Updated: Mar 1, 2023

As spring makes its final preparations for summer, May is a month made resplendent by fresh green growth and bright blooms appearing throughout the garden. This year in particular, as many of us have found ourselves connecting ever more with nature during the lockdowns, it offers an abundance of opportunities to pause and savour all that’s on offer. As we do so, we may find that we begin simply to breathe differently just for being outdoors, as we take in the scent of the freshly mown grass or the displaced bark of the woodland floor underfoot. Or that we listen more intently to better hear the song of a faraway bird, or the purposeful buzz of a nearby pollinating bee, discovering as we do so that our affinity for such pleasures nurtures us just as a cup of freshly picked mint tea infuses us with the very taste of nature itself.


Fresh Green Lime Tree Leaves

Here at The Garden Gate we’ve begun to construct together on a big pin board a map of the garden showing all of our individual favourite spots that resonate most with each of us. As it emerges, it provides us with a way of communicating and sharing with each other those things that matter most. By mutually appreciating the garden in this way it helps us all to see things afresh and shift our own perspectives to embrace different insights and benefits we might otherwise miss. It’s certainly interesting to see what everyone comes up with!

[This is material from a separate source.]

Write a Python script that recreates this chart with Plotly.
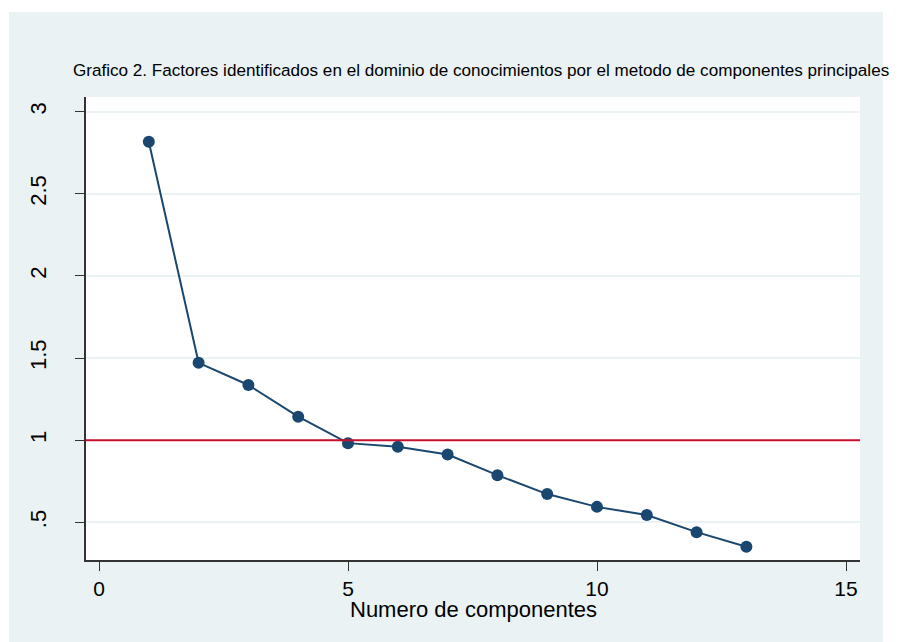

Our Evolving Map of the Garden

Much further afield in Japan, the celebration of one natural phenomenon in particular has taken on the form of the national Hanami Festival that is typically held from March to May, depending on the weather and location, to honour the traditional custom of appreciating the annual beauty of cherry blossom (sakura). Here in Kent, Brogdale Farm near Faversham is home to the national fruit collection and is one of the only places in the UK to celebrate Hanami. Yet wherever you are and however many trees and varieties of blossom there are to take in, the simple truth is that if you tilt your head back and look skywards through a blossoming tree, it is likely to do wonders for your sense of wellbeing. Happy gardening!